:: Data supplied
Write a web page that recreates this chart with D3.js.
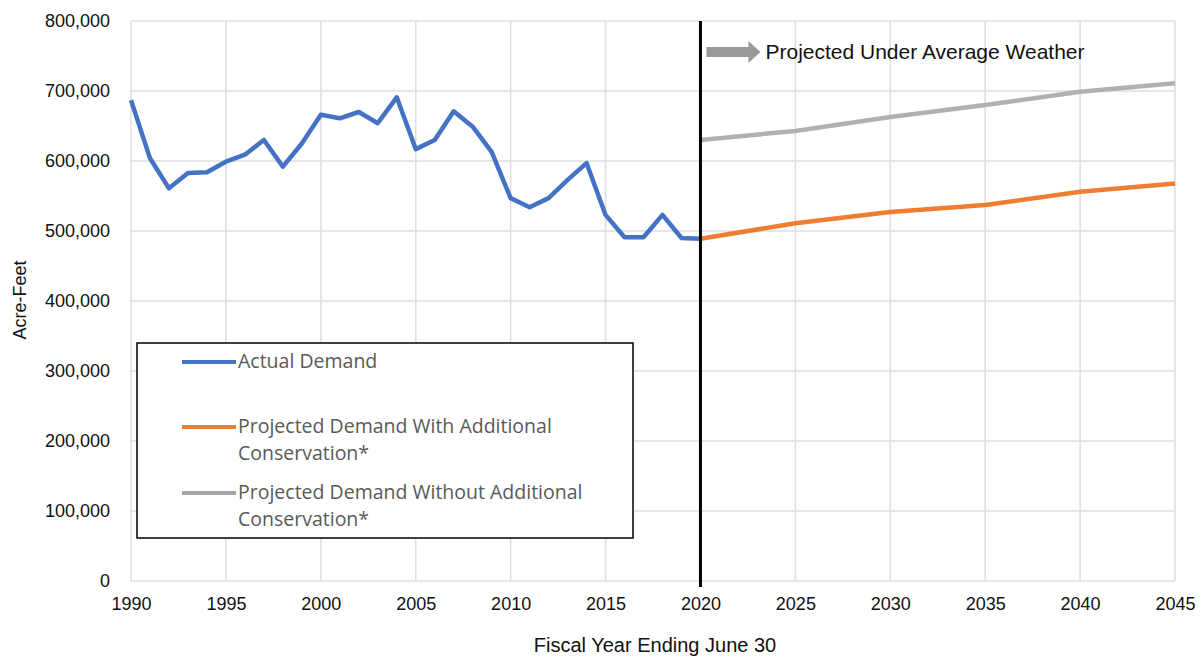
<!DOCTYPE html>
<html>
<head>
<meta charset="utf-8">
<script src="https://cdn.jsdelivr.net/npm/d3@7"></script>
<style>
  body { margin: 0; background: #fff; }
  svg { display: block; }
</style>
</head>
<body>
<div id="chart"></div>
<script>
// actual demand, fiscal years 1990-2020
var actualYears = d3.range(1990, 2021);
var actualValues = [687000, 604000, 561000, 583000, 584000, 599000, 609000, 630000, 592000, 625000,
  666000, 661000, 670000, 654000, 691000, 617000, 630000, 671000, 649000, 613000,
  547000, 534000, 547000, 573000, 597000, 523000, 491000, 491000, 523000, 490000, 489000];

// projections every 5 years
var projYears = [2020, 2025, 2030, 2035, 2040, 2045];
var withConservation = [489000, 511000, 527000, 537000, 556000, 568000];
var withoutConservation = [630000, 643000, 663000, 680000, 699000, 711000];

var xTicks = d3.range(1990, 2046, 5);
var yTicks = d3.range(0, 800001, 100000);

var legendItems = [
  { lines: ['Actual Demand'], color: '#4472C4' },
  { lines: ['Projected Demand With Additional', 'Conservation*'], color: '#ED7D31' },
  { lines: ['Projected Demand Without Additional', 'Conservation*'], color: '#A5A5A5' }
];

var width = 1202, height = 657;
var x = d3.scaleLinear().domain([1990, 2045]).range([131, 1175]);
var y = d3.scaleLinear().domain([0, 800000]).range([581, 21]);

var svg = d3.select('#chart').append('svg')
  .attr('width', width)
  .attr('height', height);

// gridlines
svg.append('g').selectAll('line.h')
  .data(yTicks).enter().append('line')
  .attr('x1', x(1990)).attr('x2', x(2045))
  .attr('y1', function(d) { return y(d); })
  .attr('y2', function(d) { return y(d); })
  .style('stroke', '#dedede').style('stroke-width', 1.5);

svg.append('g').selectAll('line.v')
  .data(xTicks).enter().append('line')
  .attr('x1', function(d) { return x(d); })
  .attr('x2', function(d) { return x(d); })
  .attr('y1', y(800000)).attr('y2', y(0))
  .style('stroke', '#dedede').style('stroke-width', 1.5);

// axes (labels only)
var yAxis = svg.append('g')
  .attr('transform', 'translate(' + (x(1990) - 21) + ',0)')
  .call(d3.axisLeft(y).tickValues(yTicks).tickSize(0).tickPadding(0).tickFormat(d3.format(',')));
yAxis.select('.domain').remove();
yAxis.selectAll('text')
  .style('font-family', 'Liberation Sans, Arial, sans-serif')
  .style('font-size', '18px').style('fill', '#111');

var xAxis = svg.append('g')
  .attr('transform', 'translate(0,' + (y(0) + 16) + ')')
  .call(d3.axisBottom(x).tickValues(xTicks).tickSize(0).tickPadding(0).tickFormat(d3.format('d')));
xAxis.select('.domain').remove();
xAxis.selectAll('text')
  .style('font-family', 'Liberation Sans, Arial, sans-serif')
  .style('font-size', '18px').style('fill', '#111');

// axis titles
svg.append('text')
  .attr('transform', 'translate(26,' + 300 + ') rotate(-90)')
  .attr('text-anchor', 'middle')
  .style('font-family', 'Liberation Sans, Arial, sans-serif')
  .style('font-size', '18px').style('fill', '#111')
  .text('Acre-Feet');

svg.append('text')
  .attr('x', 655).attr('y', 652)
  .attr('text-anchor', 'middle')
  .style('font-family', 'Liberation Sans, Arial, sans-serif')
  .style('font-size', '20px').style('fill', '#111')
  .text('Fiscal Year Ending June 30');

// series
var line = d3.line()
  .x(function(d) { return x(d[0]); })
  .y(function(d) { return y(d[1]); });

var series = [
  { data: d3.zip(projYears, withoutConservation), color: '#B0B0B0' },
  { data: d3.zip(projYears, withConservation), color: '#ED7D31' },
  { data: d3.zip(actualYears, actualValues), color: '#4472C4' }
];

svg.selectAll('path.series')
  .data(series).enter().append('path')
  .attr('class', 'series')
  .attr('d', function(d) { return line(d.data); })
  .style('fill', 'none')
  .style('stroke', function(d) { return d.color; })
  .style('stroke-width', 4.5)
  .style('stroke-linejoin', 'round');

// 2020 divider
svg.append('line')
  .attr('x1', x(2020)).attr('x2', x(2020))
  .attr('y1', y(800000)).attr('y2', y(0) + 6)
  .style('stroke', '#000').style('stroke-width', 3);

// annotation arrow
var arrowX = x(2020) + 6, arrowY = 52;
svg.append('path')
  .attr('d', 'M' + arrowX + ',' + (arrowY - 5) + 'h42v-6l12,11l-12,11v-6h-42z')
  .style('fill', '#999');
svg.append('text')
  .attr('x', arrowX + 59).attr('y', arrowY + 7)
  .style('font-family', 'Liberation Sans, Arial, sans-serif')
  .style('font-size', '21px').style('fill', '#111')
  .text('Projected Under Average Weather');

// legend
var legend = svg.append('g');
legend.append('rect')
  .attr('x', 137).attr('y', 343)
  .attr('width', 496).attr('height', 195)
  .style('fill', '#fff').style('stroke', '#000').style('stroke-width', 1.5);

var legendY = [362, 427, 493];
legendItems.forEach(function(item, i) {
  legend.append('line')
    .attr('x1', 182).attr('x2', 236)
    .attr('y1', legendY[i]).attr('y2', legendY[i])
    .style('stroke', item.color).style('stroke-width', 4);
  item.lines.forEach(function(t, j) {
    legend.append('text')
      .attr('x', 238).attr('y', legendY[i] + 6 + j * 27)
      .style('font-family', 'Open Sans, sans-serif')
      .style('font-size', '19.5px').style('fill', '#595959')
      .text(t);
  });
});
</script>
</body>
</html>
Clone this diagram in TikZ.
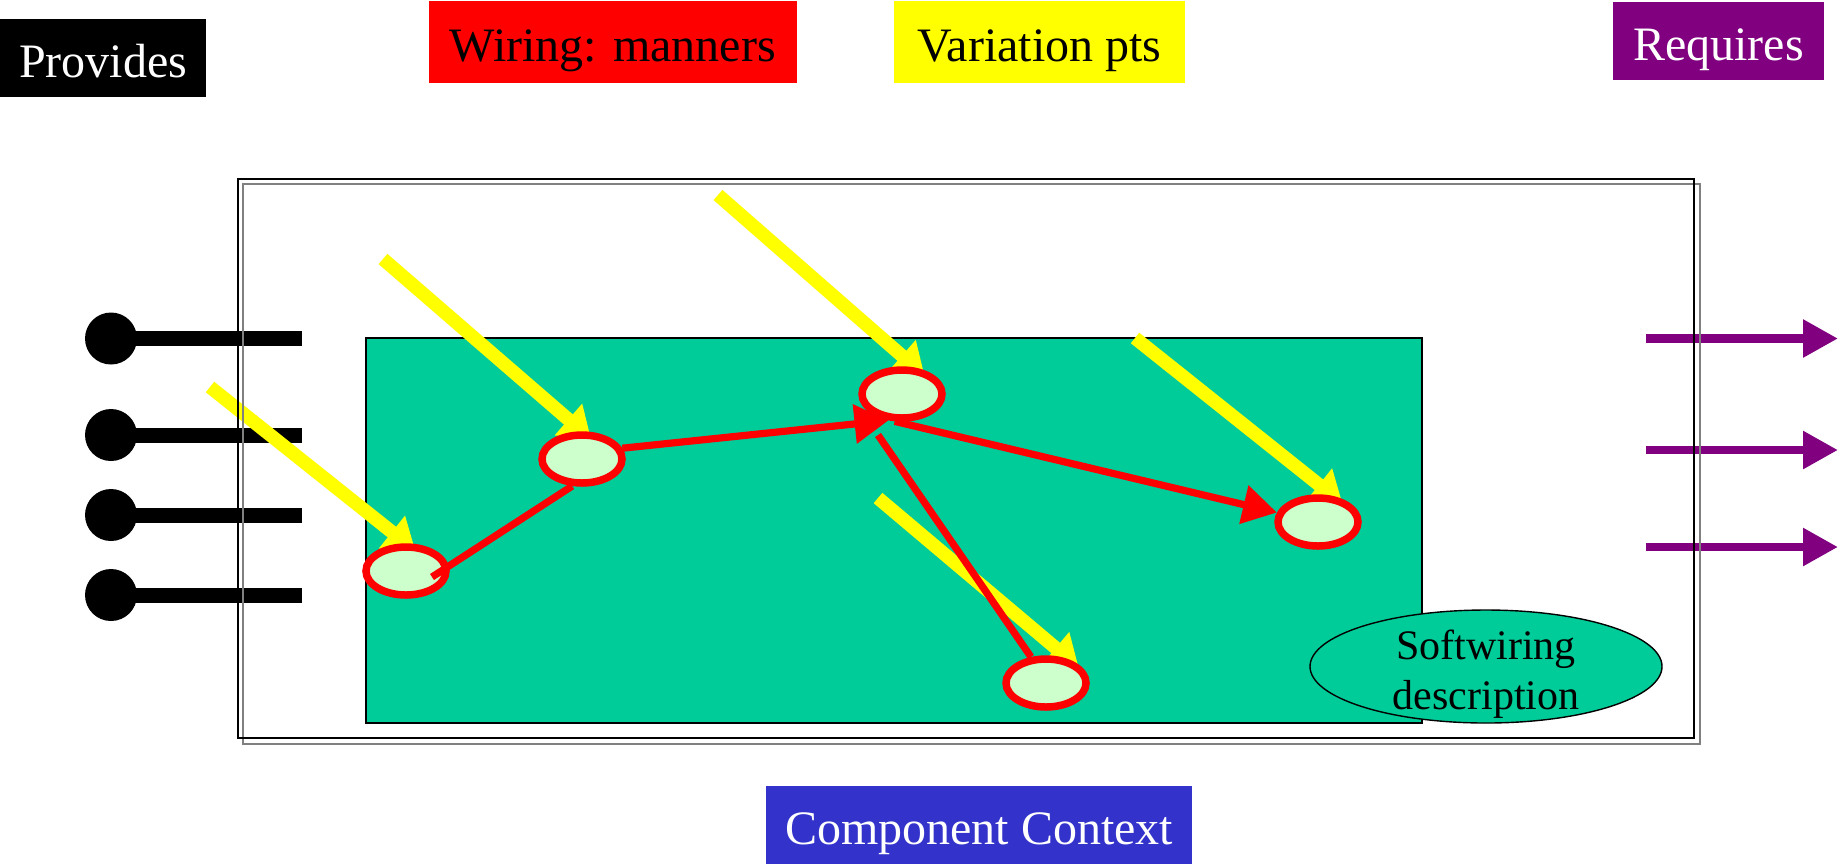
::::
▶ What the exercise asks: List all lines in the material containing the string "this".

▶ Exercise result:
Write a web page that recreates this chart with D3.js.
Clone this diagram in TikZ.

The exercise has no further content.